Jing Tang receives NSF CAREER award

Assistant Professor Jing Tang, of the Department of Electrical and Computer Engineeringhas been awarded a prestigious National Science Foundation CAREER Award (Number 1454552).

The goal of a CAREER award is to support junior faculty who exemplify the role of teacher-scholars. The five-year, $500,000 award begins March 15. The abstract of the award is given below:

The emerging hybrid Positron Emission Tomography integrated with Magnetic Resonance Imaging (PET/MRI) system represents the cutting edge technology in the field of biomedical imaging. While first clinical studies are currently underway to assess the prospect of this major breakthrough in multimodal imaging, methodological challenges and potentials still need to be addressed or exploited before this technology finds its way to routine applications. The proposed research investigates "super-correction" techniques in PET imaging to revolutionize one of the most sensitive in vivo molecular imaging modalities when integrated with MRI information. The project will be an important step toward reaching the full technological capabilities of PET and MRI, extending its capabilities to diagnostic and prognostic benefits for oncologic, neurologic, and cardiologic diseases thus improving patient care and research. Besides scientific research activities, this project also draws up plans to reach the PI's educational goals through activities to integrate research, education, and outreach. The new biomedical engineering curricula are expected to meet the growing demands of students from southeast Michigan and provide high-quality training to the next generation engineers and scientists in biomedical imaging. The research opportunities provided through this project and the pre-college biomedical engineering programs will attract female and historically under-represented students to pursue careers in the engineering discipline. The online medical imaging resource will promote public understanding of the biomedical imaging field to plant seeds for its steady growth. 

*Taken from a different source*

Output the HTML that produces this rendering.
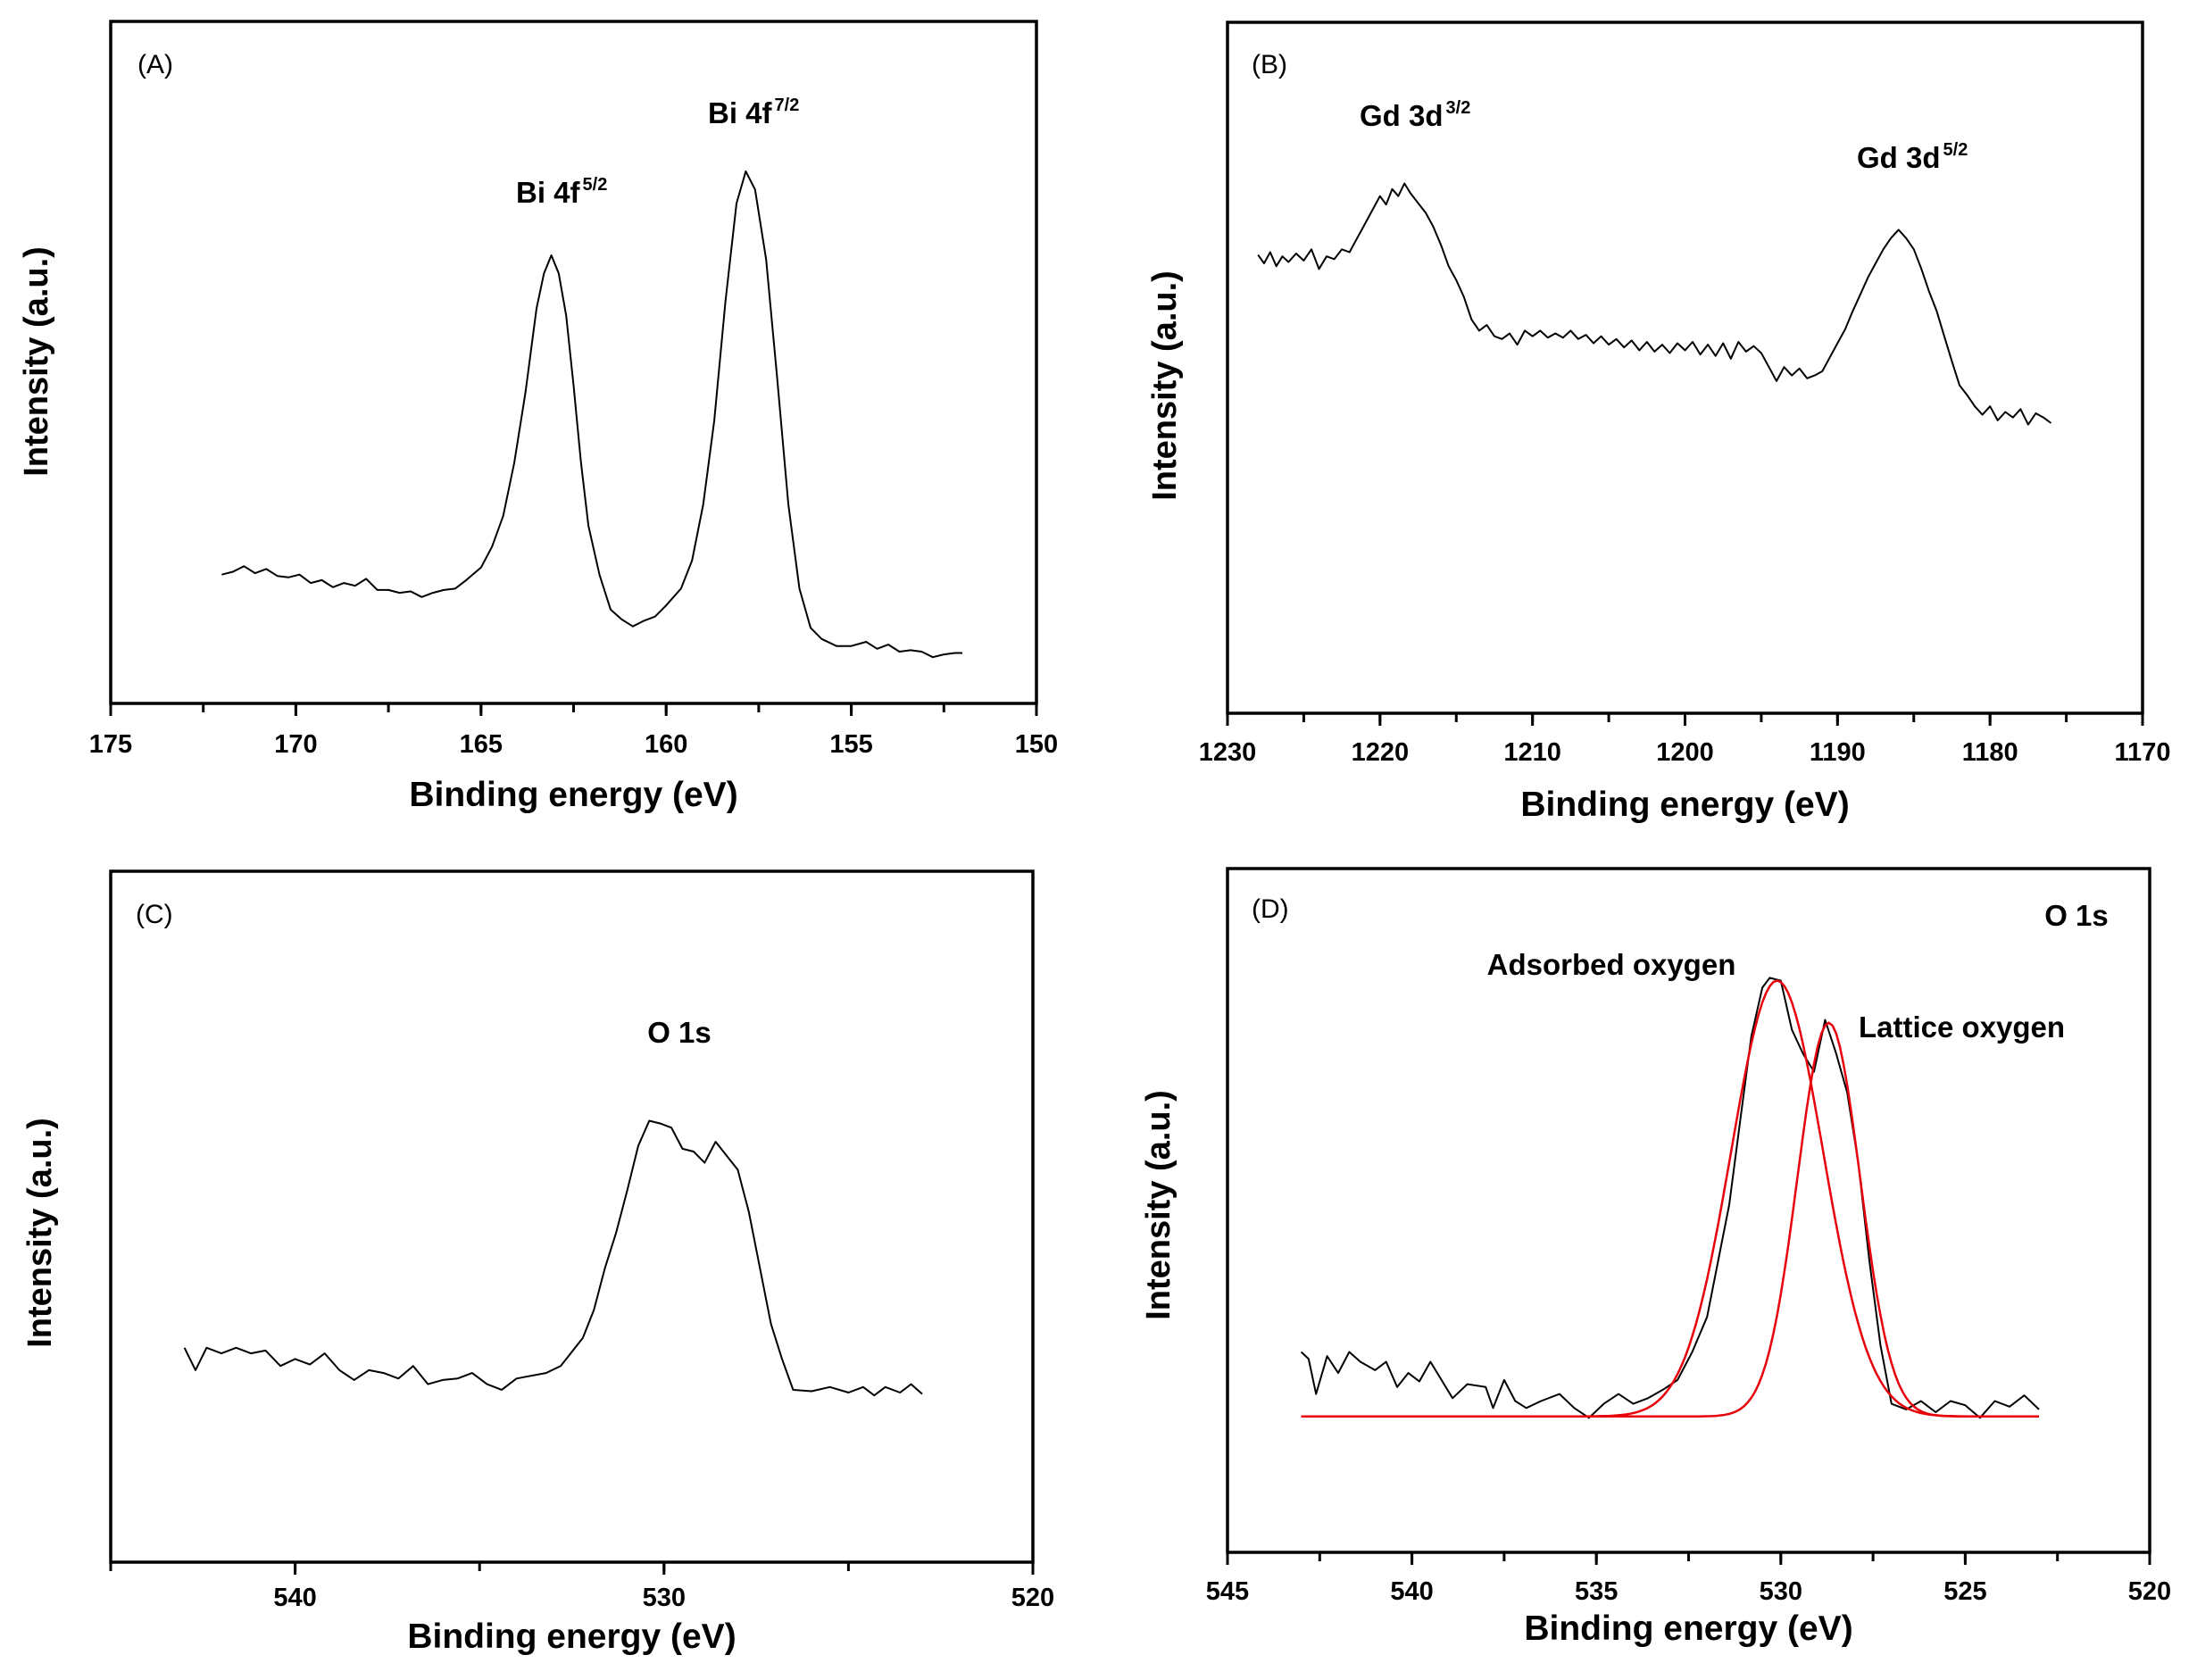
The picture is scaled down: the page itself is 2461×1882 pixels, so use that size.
<!DOCTYPE html>
<html><head><meta charset="utf-8"><style>
html,body{margin:0;padding:0;background:#fff;}
svg{display:block;font-family:"Liberation Sans",Arial,sans-serif;}
</style></head><body>
<svg id="chart" width="2461" height="1882" viewBox="0 0 2461 1882" xmlns="http://www.w3.org/2000/svg">
<rect width="2461" height="1882" fill="#fff"/>
</svg>
<script>
// Panel A: Bi 4f
const aEnergy=[172.0,171.7,171.4,171.1,170.8,170.5,170.2,169.9,169.6,169.3,169.0,168.7,168.4,168.1,167.8,167.5,167.2,166.9,166.6,166.3,166.0,165.7,165.4,165.0,164.7,164.4,164.1,163.8,163.5,163.3,163.1,162.9,162.7,162.5,162.3,162.1,161.8,161.5,161.2,160.9,160.6,160.3,160.0,159.6,159.3,159.0,158.7,158.4,158.1,157.85,157.6,157.3,157.0,156.7,156.4,156.1,155.8,155.4,155.0,154.6,154.3,154.0,153.7,153.4,153.1,152.8,152.5,152.2,152.0];
const aIntensity=[92,94,98,93,96,91,90,92,86,88,83,86,84,89,81,81,79,80,76,79,81,82,88,97,112,134,172,222,282,307,320,307,277,227,172,127,92,67,60,55,59,62,70,82,102,142,202,287,357,380,367,317,232,142,82,54,46,41,41,44,39,42,37,38,37,33,35,36,36];
const aTicks=[175,170,165,160,155,150];
// Panel B: Gd 3d
const bEnergy=[1228,1227.6,1227.2,1226.8,1226.4,1226,1225.5,1225,1224.5,1224,1223.5,1223,1222.5,1222,1221.5,1221,1220.5,1220,1219.6,1219.2,1218.8,1218.4,1218,1217.5,1217,1216.5,1216,1215.5,1215,1214.5,1214,1213.5,1213,1212.5,1212,1211.5,1211,1210.5,1210,1209.5,1209,1208.5,1208,1207.5,1207,1206.5,1206,1205.5,1205,1204.5,1204,1203.5,1203,1202.5,1202,1201.5,1201,1200.5,1200,1199.5,1199,1198.5,1198,1197.5,1197,1196.5,1196,1195.5,1195,1194.5,1194,1193.5,1193,1192.5,1192,1191.5,1191,1190.5,1190,1189.5,1189,1188.5,1188,1187.5,1187,1186.5,1186,1185.5,1185,1184.5,1184,1183.5,1183,1182.5,1182,1181.5,1181,1180.5,1180,1179.5,1179,1178.5,1178,1177.5,1177,1176.5,1176];
const bIntensity=[327,321,329,319,326,322,328,323,331,317,326,324,331,329,339,349,359,369,363,374,369,378,371,364,357,347,334,319,309,297,281,273,277,269,267,271,263,273,269,273,268,271,268,273,267,270,264,269,263,267,261,266,259,265,258,263,257,264,259,265,256,263,255,264,253,265,258,262,257,247,237,247,241,246,239,241,244,254,264,274,287,299,311,321,331,339,345,339,331,317,301,287,269,251,234,227,219,213,219,209,215,211,217,206,214,211,207];
const bTicks=[1230,1220,1210,1200,1190,1180,1170];
// Panel C: O 1s
const cEnergy=[543,542.7,542.4,542.0,541.6,541.2,540.8,540.4,540.0,539.6,539.2,538.8,538.4,538.0,537.6,537.2,536.8,536.4,536.0,535.6,535.2,534.8,534.4,534.0,533.6,533.2,532.8,532.5,532.2,531.9,531.6,531.3,531.0,530.7,530.4,530.1,529.8,529.5,529.2,528.9,528.6,528.3,528.0,527.7,527.4,527.1,526.8,526.5,526.0,525.5,525.0,524.6,524.3,524.0,523.6,523.3,523.0];
const cIntensity=[153,137,153,149,153,149,151,140,145,141,149,137,130,137,135,131,140,127,130,131,135,127,123,131,133,135,140,150,160,180,210,235,265,297,315,313,310,295,293,285,300,290,280,250,210,170,145,123,122,125,121,125,119,125,121,127,120];
const cTicks=[540,530,520];
// Panel D: O 1s deconvoluted
const dEnergy=[543.0,542.8,542.6,542.3,542.0,541.7,541.4,541.0,540.7,540.4,540.1,539.8,539.5,539.2,538.9,538.5,538.0,537.8,537.5,537.2,536.9,536.5,536.0,535.6,535.2,534.8,534.4,534.0,533.6,533.2,532.8,532.4,532.0,531.7,531.4,531.1,530.8,530.5,530.3,530.0,529.7,529.4,529.1,528.8,528.5,528.2,527.9,527.6,527.3,527.0,526.6,526.2,525.8,525.4,525.0,524.6,524.2,523.8,523.4,523.0];
const dIntensity=[143,138,113,140,128,143,136,130,136,118,128,122,136,123,110,120,118,103,123,108,103,108,113,103,96,106,113,106,110,116,123,143,168,208,248,308,368,403,410,408,373,356,343,380,356,328,278,208,148,106,102,108,100,108,105,96,108,104,112,102];
const dFitCenters=[530.1,528.7];
const dFitAmplitudes=[311,281];
const dFitSigmas=[1.25,0.85];
const dFitBaseline=[97];
const dTicks=[545,540,535,530,525,520];

const NS='http://www.w3.org/2000/svg';
const svg=document.getElementById('chart');
function mk(tag,attrs,parent){const e=document.createElementNS(NS,tag);for(const k in attrs)e.setAttribute(k,attrs[k]);(parent||svg).appendChild(e);return e;}

function panel(cfg){
  const g=mk('g',{});
  
  
  const L=cfg.box[0],R=cfg.box[1],T=cfg.box[2],B=cfg.box[3];
  const sx=v=>L+(cfg.xmax-v)/(cfg.xmax-cfg.xmin)*(R-L);
  const sy=v=>B-(v-cfg.ymin)/(cfg.ymax-cfg.ymin)*(B-T);
  if(cfg.series){
    for(const s of cfg.series){
      const pts=s.x.map((v,i)=>sx(v).toFixed(1)+','+sy(s.y[i]).toFixed(1)).join(' ');
      const p=mk('polyline',{points:pts,fill:'none',stroke:s.color,'stroke-width':s.w||2,'stroke-linejoin':'round'},g);
      
      
    }
  }
  const f=mk('rect',{x:L,y:T,width:R-L,height:B-T,fill:'none',stroke:'#000','stroke-width':3.5},g);
  
  
  for(const t of cfg.minor){
    const tk=mk('line',{x1:sx(t),x2:sx(t),y1:B,y2:B+10,stroke:'#000','stroke-width':3},g);
    
    
  }
  for(const t of cfg.ticks){
    const tk=mk('line',{x1:sx(t),x2:sx(t),y1:B,y2:B+14,stroke:'#000','stroke-width':3},g);
    
    
    const lb=mk('text',{x:sx(t),y:cfg.tickY,'text-anchor':'middle','font-size':29,'font-weight':'bold'},g);
    lb.textContent=t;
    
    
  }
  const xt=mk('text',{x:(L+R)/2,y:cfg.titleY,'text-anchor':'middle','font-size':39,'font-weight':'bold'},g);
  xt.textContent='Binding energy (eV)';
  
  
  const yt=mk('text',{x:0,y:0,'text-anchor':'middle','font-size':38,'font-weight':'bold',transform:`translate(${cfg.yTitle[0]},${cfg.yTitle[1]}) rotate(-90)`},g);
  yt.textContent='Intensity (a.u.)';
  
  
  const pl=mk('text',{x:cfg.label[0],y:cfg.label[1],'font-size':30},g);
  pl.textContent=cfg.label[2];
  
  
  for(const a of cfg.notes){
    const t=mk('text',{x:a.x,y:a.y,'font-size':33,'font-weight':'bold','text-anchor':a.anchor||'start'},g);
    
    
    t.appendChild(document.createTextNode(a.text));
    if(a.sup){const s=mk('tspan',{dx:3,dy:-14,'font-size':20},t);s.textContent=a.sup;}
  }
}

function range(a,b,st){const r=[];for(let v=a;v<=b+1e-9;v+=st)r.push(+v.toFixed(2));return r;}

panel({name:'panel-a-bi4f',box:[124,1161,24,788],xmin:150,xmax:175,ymin:0,ymax:487,
  ticks:aTicks,minor:range(150,175,2.5),tickY:843,titleY:903,yTitle:[53,405],label:[154,82,'(A)'],
  series:[{x:aEnergy,y:aIntensity,color:'#000',name:'bi4f-spectrum'}],
  notes:[{x:578,y:227,text:'Bi 4f',sup:'5/2',name:'bi4f52-label'},{x:793,y:138,text:'Bi 4f',sup:'7/2',name:'bi4f72-label'}]});

panel({name:'panel-b-gd3d',box:[1375,2400,25,799],xmin:1170,xmax:1230,ymin:0,ymax:493,
  ticks:bTicks,minor:range(1170,1230,5),tickY:852,titleY:914,yTitle:[1317,432],label:[1402,82,'(B)'],
  series:[{x:bEnergy,y:bIntensity,color:'#000',name:'gd3d-spectrum'}],
  notes:[{x:1523,y:141,text:'Gd 3d',sup:'3/2',name:'gd3d32-label'},{x:2080,y:188,text:'Gd 3d',sup:'5/2',name:'gd3d52-label'}]});

panel({name:'panel-c-o1s',box:[124,1157,976,1750],xmin:520,xmax:545,ymin:0,ymax:493,
  ticks:cTicks,minor:range(520,545,5),tickY:1799,titleY:1846,yTitle:[57,1381],label:[152,1034,'(C)'],
  series:[{x:cEnergy,y:cIntensity,color:'#000',name:'o1s-spectrum'}],
  notes:[{x:761,y:1168,text:'O 1s',anchor:'middle',name:'o1s-label'}]});

const fitX=range(523,543,0.1);
const fitSeries=dFitCenters.map((c,k)=>({x:fitX,y:fitX.map(v=>dFitBaseline[0]+dFitAmplitudes[k]*Math.exp(-((v-c)**2)/(2*dFitSigmas[k]**2))),color:'#e8000b',name:k===0?'adsorbed-oxygen-fit':'lattice-oxygen-fit',w:2.5}));
panel({name:'panel-d-o1s-fit',box:[1375,2408,973,1739],xmin:520,xmax:545,ymin:0,ymax:488,
  ticks:dTicks,minor:range(520,545,2.5),tickY:1792,titleY:1837,yTitle:[1310,1350],label:[1402,1028,'(D)'],
  series:[{x:dEnergy,y:dIntensity,color:'#000',name:'o1s-spectrum'}].concat(fitSeries),
  notes:[{x:2326,y:1037,text:'O 1s',anchor:'middle',name:'o1s-label'},{x:1805,y:1092,text:'Adsorbed oxygen',anchor:'middle',name:'adsorbed-oxygen-label'},{x:2082,y:1162,text:'Lattice oxygen',name:'lattice-oxygen-label'}]});
</script>
</body></html>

Despite the considerable excitement about the potential of PET and MRI, this new technology is evolving significantly slowly than expected toward its clinical acceptance. Difficulties due to lack of transmission source for PET attenuation correction and underexplored benefits of MR information demands the need to address set of challenges due to integration of these two systems. The proposed career development plan is a systematic effort to advance the hybrid PET/MRI system to enable for more defining applications. The specific research objectives to be accomplished during this award include: a) to determine MR-assisted joint PET activity and attenuation estimation techniques, b) to evaluate MR-assisted motion-sensitive PET image reconstruction techniques, c) to investigate MR-assisted PET image reconstruction techniques for partial volume correction, and d) to evaluate and validate techniques quantitatively using realistically simulated PET and MRI data and physical phantom experiments for brain, cardiac, and whole-body imaging. The proposed research on MR-assisted joint estimation of activity and attenuation from the time-of-flight PET data is expected to eliminate the regionally varying bias resulted from the MR segmentation-based attenuation map. The proposed study on MR-assisted motion correction and partial volume correction will fully take advantage of the high-resolution, high soft-tissue contrast MR images to suppress the organ motion blurring and conquer the inherent limitations of PET imaging resolution. When successfully completed, the project has the potential to revolutionize the hybrid PET and MRI system leading to new scientific discoveries and clinical applications.